Deve far riflettere la recente denuncia di Manuel Agnelli, leader degli storici Afterhours e giudice di “X Factor”, a proposito della «schiavitù dei risultati» nel microcosmo musicale. C’è una sequela di cantanti che si muove sullo stesso filone: stessi producer, stessi autori dei brani, autopromozione via social e poi passaggio all’incasso su Spotify e Amazon Music. Non è certo una critica, ma il risultato di una constatazione: c’è una specie di ‘dittatura di numeri’; tutto è uguale o quasi; fra rap, trap e autotune si punta tutto sull’algoritmo che produce dividendi. Così l’originalità non è certamente la priorità. E pazienza se si assiste a un appiattimento generale su basi, testi e ritornelli. La conseguenza è l’impoverimento musicale e sul punto non si può derogare, perché chi si affaccia ora sul mercato prova a seguire gli stessi passi dei predecessori.
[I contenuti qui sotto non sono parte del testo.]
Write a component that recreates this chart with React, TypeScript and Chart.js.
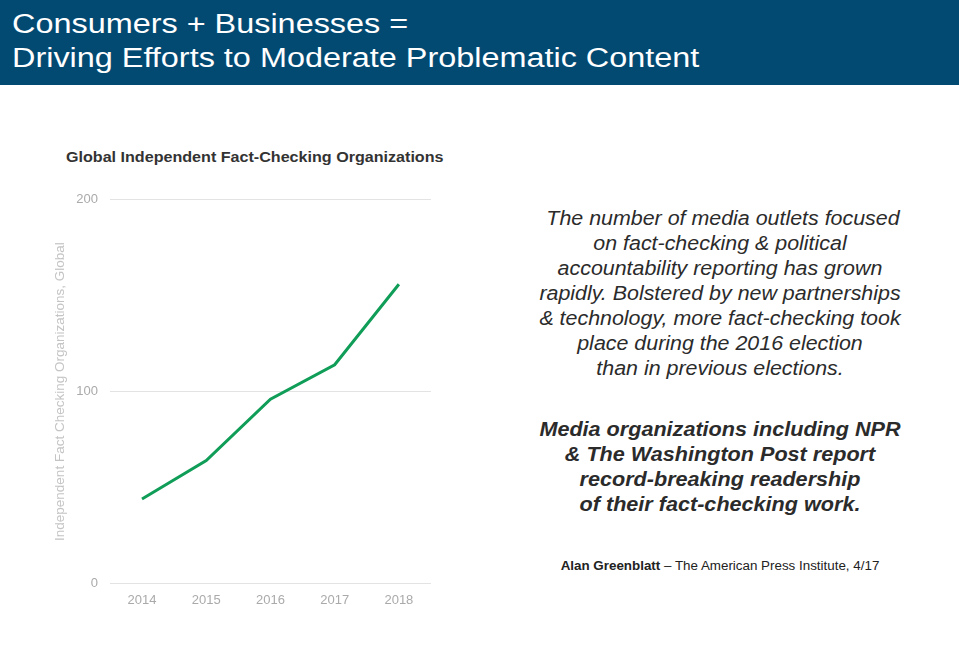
import React, { useEffect, useRef } from "react";
import { Chart, registerables } from "chart.js";

Chart.register(...registerables);

const years = ["2014", "2015", "2016", "2017", "2018"];
const orgCounts = [44, 64, 96, 114, 156];
const yTicks = [0, 100, 200];

const FONT = "Liberation Sans";
const CSS_FONT = '"Liberation Sans", sans-serif';

function LineChart() {
  const ref = useRef<HTMLCanvasElement | null>(null);
  useEffect(() => {
    if (!ref.current) return;
    const chart = new Chart(ref.current, {
      type: "line",
      data: {
        labels: years,
        datasets: [
          {
            label: "Independent Fact Checking Organizations, Global",
            data: orgCounts,
            borderColor: "#0f9d58",
            backgroundColor: "#0f9d58",
            borderWidth: 3,
            pointRadius: 0,
            tension: 0,
          },
        ],
      },
      options: {
        animation: false,
        responsive: false,
        maintainAspectRatio: false,
        layout: { padding: { top: 16, left: 1, right: 9, bottom: 0 } },
        plugins: { legend: { display: false }, tooltip: { enabled: false } },
        scales: {
          x: {
            offset: true,
            grid: { display: false },
            border: { display: false },
            ticks: { color: "#aaaaaa", font: { family: FONT, size: 13 }, padding: 1 },
          },
          y: {
            min: 0,
            max: 200,
            afterBuildTicks: (axis: any) => {
              axis.ticks = yTicks.map((v) => ({ value: v }));
            },
            grid: { color: "#e3e3e3", drawTicks: false, lineWidth: 1 },
            border: { display: false },
            ticks: { color: "#aaaaaa", font: { family: FONT, size: 13 }, padding: 12 },
            title: {
              display: true,
              text: "Independent Fact Checking Organizations, Global",
              color: "#c4c4c4",
              font: { family: FONT, size: 13.5 },
              padding: { top: 12, bottom: -4 },
            },
          },
        },
      },
    });
    return () => chart.destroy();
  }, []);
  return <canvas ref={ref} width={401} height={429} style={{ position: "absolute", left: 39, top: 180 }} />;
}

export default function App() {
  return (
    <div
      style={{
        position: "fixed",
        left: 0,
        top: 0,
        width: 959,
        height: 668,
        background: "#ffffff",
        fontFamily: CSS_FONT,
        overflow: "hidden",
      }}
    >
      <div
        style={{
          position: "absolute",
          left: 0,
          top: 0,
          width: 959,
          height: 85,
          background: "#034a73",
        }}
      />
      <div
        style={{
          position: "absolute",
          left: 12,
          top: 7,
          color: "#ffffff",
          fontSize: 27,
          lineHeight: "34px",
          whiteSpace: "nowrap",
          transform: "scaleX(1.2)",
          transformOrigin: "left top",
        }}
      >
        Consumers + Businesses =
        <br />
        Driving Efforts to Moderate Problematic Content
      </div>
      <div
        style={{
          position: "absolute",
          left: 66,
          top: 149,
          fontSize: 14,
          lineHeight: "16px",
          fontWeight: "bold",
          color: "#333333",
          whiteSpace: "nowrap",
          transform: "scaleX(1.15)",
          transformOrigin: "left top",
        }}
      >
        Global Independent Fact-Checking Organizations
      </div>
      <LineChart />
      <div
        style={{
          position: "absolute",
          left: 480,
          top: 206,
          width: 480,
          textAlign: "center",
          fontSize: 20,
          lineHeight: "25px",
          fontStyle: "italic",
          color: "#2b2b2b",
          whiteSpace: "nowrap",
          transform: "scaleX(1.07)",
          transformOrigin: "center top",
        }}
      >
        {"\u00a0The number of media outlets focused"}
        <br />
        on fact-checking &amp; political
        <br />
        accountability reporting has grown
        <br />
        rapidly. Bolstered by new partnerships
        <br />
        &amp; technology, more fact-checking took
        <br />
        place during the 2016 election
        <br />
        than in previous elections.
      </div>
      <div
        style={{
          position: "absolute",
          left: 480,
          top: 417,
          width: 480,
          textAlign: "center",
          fontSize: 20,
          lineHeight: "25px",
          fontStyle: "italic",
          fontWeight: "bold",
          color: "#2b2b2b",
          whiteSpace: "nowrap",
          transform: "scaleX(1.08)",
          transformOrigin: "center top",
        }}
      >
        Media organizations including NPR
        <br />
        &amp; The Washington Post report
        <br />
        record-breaking readership
        <br />
        of their fact-checking work.
      </div>
      <div
        style={{
          position: "absolute",
          left: 480,
          top: 558,
          width: 480,
          textAlign: "center",
          fontSize: 12.5,
          lineHeight: "16px",
          color: "#222222",
          whiteSpace: "nowrap",
          transform: "scaleX(1.07)",
          transformOrigin: "center top",
        }}
      >
        <b>Alan Greenblatt</b> – The American Press Institute, 4/17
      </div>
    </div>
  );
}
Ovviamente ci sono dei picchi di talento, ma a lasciare perplessi è il sistema, il modo in cui si fa musica oggi per avere successo. Magari sarà anche una fase di passaggio. Negli Stati Uniti, ma ancora di più nel Regno Unito, sono stati cancellati o temporaneamente sospesi nei mesi scorsi diversi festival musicali (alcuni anche di nicchia) che erano gli ultimi avamposti di una sana gavetta per cantanti e band di ogni genere musicale. L’interesse verso queste forme di intrattenimento è visibilmente diminuito. È il formato-musica che cambia, non per forza in meglio. Anzi. E se piace così tanto – è indiscutibilmente così, lo dimostra la top 10 degli artisti di Wrapped su Spotify – come mai scatta immediatamente l’effetto nostalgia all’ascolto di “Again” (il brano postumo di Pino Daniele, voce e chitarra), subito schizzato al primo posto fra i più trasmessi dalle radio secondo EarOne? E perché l’albumAlaska Baby” di Cesare Cremonini appare un pezzo di nobiltà pop? Quindi forse tutto tornerà. Forse.